Work to do: Will you transcribe all the entries word for word, skipping the pictures they hold?

-- begin Exercise input --

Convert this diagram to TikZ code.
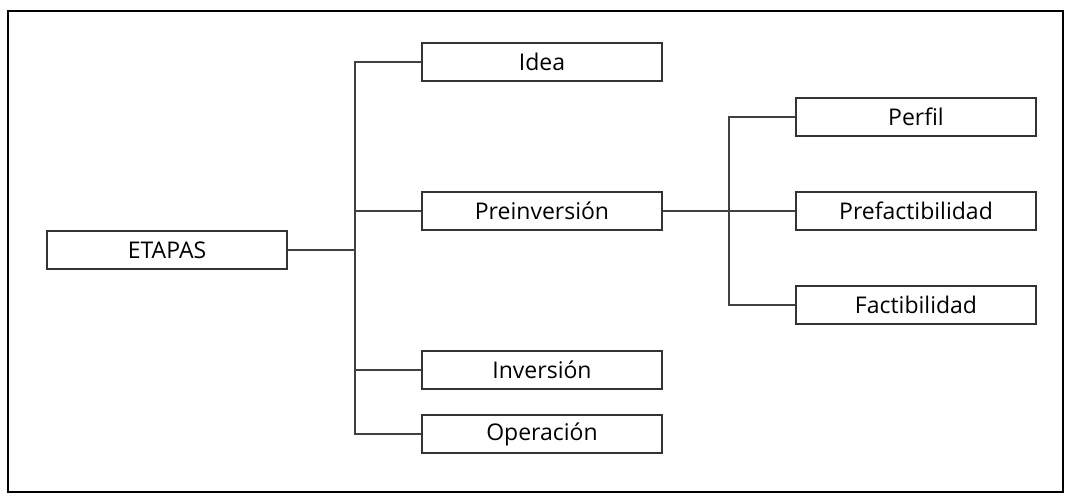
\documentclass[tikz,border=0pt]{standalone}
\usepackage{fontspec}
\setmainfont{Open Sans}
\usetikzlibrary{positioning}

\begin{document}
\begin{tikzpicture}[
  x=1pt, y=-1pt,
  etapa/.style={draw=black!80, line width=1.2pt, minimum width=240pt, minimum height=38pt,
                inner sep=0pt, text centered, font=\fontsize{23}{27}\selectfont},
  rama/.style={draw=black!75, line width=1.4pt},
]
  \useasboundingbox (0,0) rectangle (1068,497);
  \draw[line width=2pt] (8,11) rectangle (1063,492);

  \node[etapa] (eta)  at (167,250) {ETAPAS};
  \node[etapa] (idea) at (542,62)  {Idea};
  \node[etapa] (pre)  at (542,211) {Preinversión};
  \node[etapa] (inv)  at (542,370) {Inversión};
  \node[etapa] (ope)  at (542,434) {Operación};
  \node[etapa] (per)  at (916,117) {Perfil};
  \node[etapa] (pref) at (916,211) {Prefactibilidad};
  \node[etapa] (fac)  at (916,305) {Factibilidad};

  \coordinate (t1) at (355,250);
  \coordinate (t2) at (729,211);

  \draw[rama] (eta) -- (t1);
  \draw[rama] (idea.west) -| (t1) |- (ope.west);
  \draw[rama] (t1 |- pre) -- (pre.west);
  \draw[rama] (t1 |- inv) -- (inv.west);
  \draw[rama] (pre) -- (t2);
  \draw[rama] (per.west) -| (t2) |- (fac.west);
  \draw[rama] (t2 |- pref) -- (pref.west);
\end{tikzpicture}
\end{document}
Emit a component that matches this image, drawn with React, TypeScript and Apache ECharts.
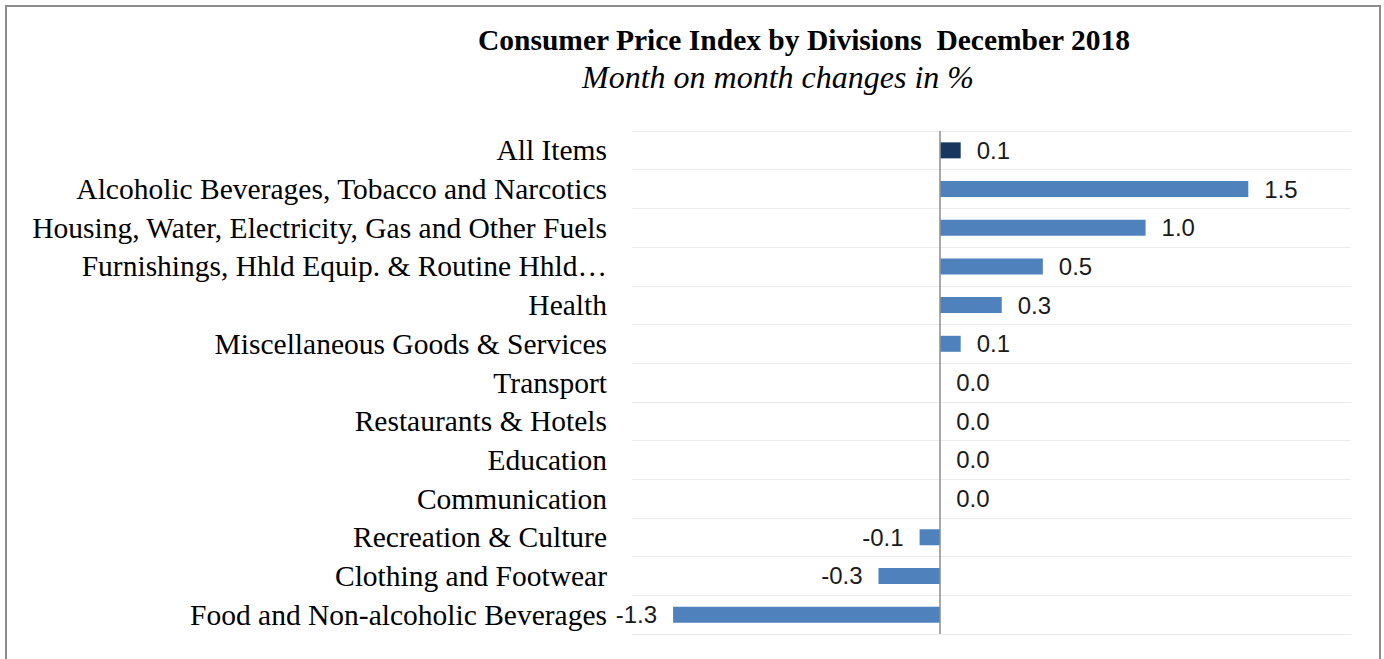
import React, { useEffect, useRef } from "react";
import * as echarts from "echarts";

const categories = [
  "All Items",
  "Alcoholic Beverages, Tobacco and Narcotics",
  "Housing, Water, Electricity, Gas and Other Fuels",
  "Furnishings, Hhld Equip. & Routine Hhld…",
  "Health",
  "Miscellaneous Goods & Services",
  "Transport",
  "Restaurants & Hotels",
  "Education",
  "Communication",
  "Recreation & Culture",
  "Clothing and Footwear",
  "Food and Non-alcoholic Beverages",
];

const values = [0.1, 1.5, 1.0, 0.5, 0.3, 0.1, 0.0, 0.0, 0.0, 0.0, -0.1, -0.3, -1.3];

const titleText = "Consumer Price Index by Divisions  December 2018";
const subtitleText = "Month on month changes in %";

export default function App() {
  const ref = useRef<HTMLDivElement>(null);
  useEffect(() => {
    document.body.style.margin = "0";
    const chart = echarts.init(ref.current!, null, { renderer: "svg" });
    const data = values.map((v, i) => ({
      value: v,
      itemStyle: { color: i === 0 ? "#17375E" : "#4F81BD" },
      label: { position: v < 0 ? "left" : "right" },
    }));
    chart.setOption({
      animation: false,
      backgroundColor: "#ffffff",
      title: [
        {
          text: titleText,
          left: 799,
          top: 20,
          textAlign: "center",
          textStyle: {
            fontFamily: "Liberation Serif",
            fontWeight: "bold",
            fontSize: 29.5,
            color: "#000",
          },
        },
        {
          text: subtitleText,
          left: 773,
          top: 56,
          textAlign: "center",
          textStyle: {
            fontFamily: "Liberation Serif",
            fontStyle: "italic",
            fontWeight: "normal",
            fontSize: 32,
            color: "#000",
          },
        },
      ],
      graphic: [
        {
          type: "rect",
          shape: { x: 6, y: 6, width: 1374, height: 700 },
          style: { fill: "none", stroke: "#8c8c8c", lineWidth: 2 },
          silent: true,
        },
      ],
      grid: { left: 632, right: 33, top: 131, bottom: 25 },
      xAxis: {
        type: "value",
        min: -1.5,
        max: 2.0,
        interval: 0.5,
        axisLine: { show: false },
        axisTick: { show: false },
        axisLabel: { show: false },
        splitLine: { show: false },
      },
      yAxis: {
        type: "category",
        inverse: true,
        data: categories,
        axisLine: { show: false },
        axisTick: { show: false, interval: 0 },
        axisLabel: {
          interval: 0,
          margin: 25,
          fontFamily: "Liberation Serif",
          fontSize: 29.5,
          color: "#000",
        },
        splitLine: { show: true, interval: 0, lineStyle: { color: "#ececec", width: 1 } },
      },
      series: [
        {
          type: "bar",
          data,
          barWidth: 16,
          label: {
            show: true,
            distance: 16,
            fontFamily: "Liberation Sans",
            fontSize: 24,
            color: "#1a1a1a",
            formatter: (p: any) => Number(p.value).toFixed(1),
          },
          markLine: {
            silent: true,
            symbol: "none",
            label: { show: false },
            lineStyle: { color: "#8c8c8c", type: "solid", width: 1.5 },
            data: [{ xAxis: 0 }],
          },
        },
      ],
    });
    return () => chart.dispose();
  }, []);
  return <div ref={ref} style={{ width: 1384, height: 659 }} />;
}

-- end Exercise input --

Response to this task:
Convert this diagram to TikZ code.
\documentclass[tikz,border=0pt]{standalone}
\usepackage{fontspec}
\setmainfont{Open Sans}
\usetikzlibrary{positioning}

\begin{document}
\begin{tikzpicture}[
  x=1pt, y=-1pt,
  etapa/.style={draw=black!80, line width=1.2pt, minimum width=240pt, minimum height=38pt,
                inner sep=0pt, text centered, font=\fontsize{23}{27}\selectfont},
  rama/.style={draw=black!75, line width=1.4pt},
]
  \useasboundingbox (0,0) rectangle (1068,497);
  \draw[line width=2pt] (8,11) rectangle (1063,492);

  \node[etapa] (eta)  at (167,250) {ETAPAS};
  \node[etapa] (idea) at (542,62)  {Idea};
  \node[etapa] (pre)  at (542,211) {Preinversión};
  \node[etapa] (inv)  at (542,370) {Inversión};
  \node[etapa] (ope)  at (542,434) {Operación};
  \node[etapa] (per)  at (916,117) {Perfil};
  \node[etapa] (pref) at (916,211) {Prefactibilidad};
  \node[etapa] (fac)  at (916,305) {Factibilidad};

  \coordinate (t1) at (355,250);
  \coordinate (t2) at (729,211);

  \draw[rama] (eta) -- (t1);
  \draw[rama] (idea.west) -| (t1) |- (ope.west);
  \draw[rama] (t1 |- pre) -- (pre.west);
  \draw[rama] (t1 |- inv) -- (inv.west);
  \draw[rama] (pre) -- (t2);
  \draw[rama] (per.west) -| (t2) |- (fac.west);
  \draw[rama] (t2 |- pref) -- (pref.west);
\end{tikzpicture}
\end{document}
Emit a component that matches this image, drawn with React, TypeScript and Apache ECharts.
import React, { useEffect, useRef } from "react";
import * as echarts from "echarts";

const categories = [
  "All Items",
  "Alcoholic Beverages, Tobacco and Narcotics",
  "Housing, Water, Electricity, Gas and Other Fuels",
  "Furnishings, Hhld Equip. & Routine Hhld…",
  "Health",
  "Miscellaneous Goods & Services",
  "Transport",
  "Restaurants & Hotels",
  "Education",
  "Communication",
  "Recreation & Culture",
  "Clothing and Footwear",
  "Food and Non-alcoholic Beverages",
];

const values = [0.1, 1.5, 1.0, 0.5, 0.3, 0.1, 0.0, 0.0, 0.0, 0.0, -0.1, -0.3, -1.3];

const titleText = "Consumer Price Index by Divisions  December 2018";
const subtitleText = "Month on month changes in %";

export default function App() {
  const ref = useRef<HTMLDivElement>(null);
  useEffect(() => {
    document.body.style.margin = "0";
    const chart = echarts.init(ref.current!, null, { renderer: "svg" });
    const data = values.map((v, i) => ({
      value: v,
      itemStyle: { color: i === 0 ? "#17375E" : "#4F81BD" },
      label: { position: v < 0 ? "left" : "right" },
    }));
    chart.setOption({
      animation: false,
      backgroundColor: "#ffffff",
      title: [
        {
          text: titleText,
          left: 799,
          top: 20,
          textAlign: "center",
          textStyle: {
            fontFamily: "Liberation Serif",
            fontWeight: "bold",
            fontSize: 29.5,
            color: "#000",
          },
        },
        {
          text: subtitleText,
          left: 773,
          top: 56,
          textAlign: "center",
          textStyle: {
            fontFamily: "Liberation Serif",
            fontStyle: "italic",
            fontWeight: "normal",
            fontSize: 32,
            color: "#000",
          },
        },
      ],
      graphic: [
        {
          type: "rect",
          shape: { x: 6, y: 6, width: 1374, height: 700 },
          style: { fill: "none", stroke: "#8c8c8c", lineWidth: 2 },
          silent: true,
        },
      ],
      grid: { left: 632, right: 33, top: 131, bottom: 25 },
      xAxis: {
        type: "value",
        min: -1.5,
        max: 2.0,
        interval: 0.5,
        axisLine: { show: false },
        axisTick: { show: false },
        axisLabel: { show: false },
        splitLine: { show: false },
      },
      yAxis: {
        type: "category",
        inverse: true,
        data: categories,
        axisLine: { show: false },
        axisTick: { show: false, interval: 0 },
        axisLabel: {
          interval: 0,
          margin: 25,
          fontFamily: "Liberation Serif",
          fontSize: 29.5,
          color: "#000",
        },
        splitLine: { show: true, interval: 0, lineStyle: { color: "#ececec", width: 1 } },
      },
      series: [
        {
          type: "bar",
          data,
          barWidth: 16,
          label: {
            show: true,
            distance: 16,
            fontFamily: "Liberation Sans",
            fontSize: 24,
            color: "#1a1a1a",
            formatter: (p: any) => Number(p.value).toFixed(1),
          },
          markLine: {
            silent: true,
            symbol: "none",
            label: { show: false },
            lineStyle: { color: "#8c8c8c", type: "solid", width: 1.5 },
            data: [{ xAxis: 0 }],
          },
        },
      ],
    });
    return () => chart.dispose();
  }, []);
  return <div ref={ref} style={{ width: 1384, height: 659 }} />;
}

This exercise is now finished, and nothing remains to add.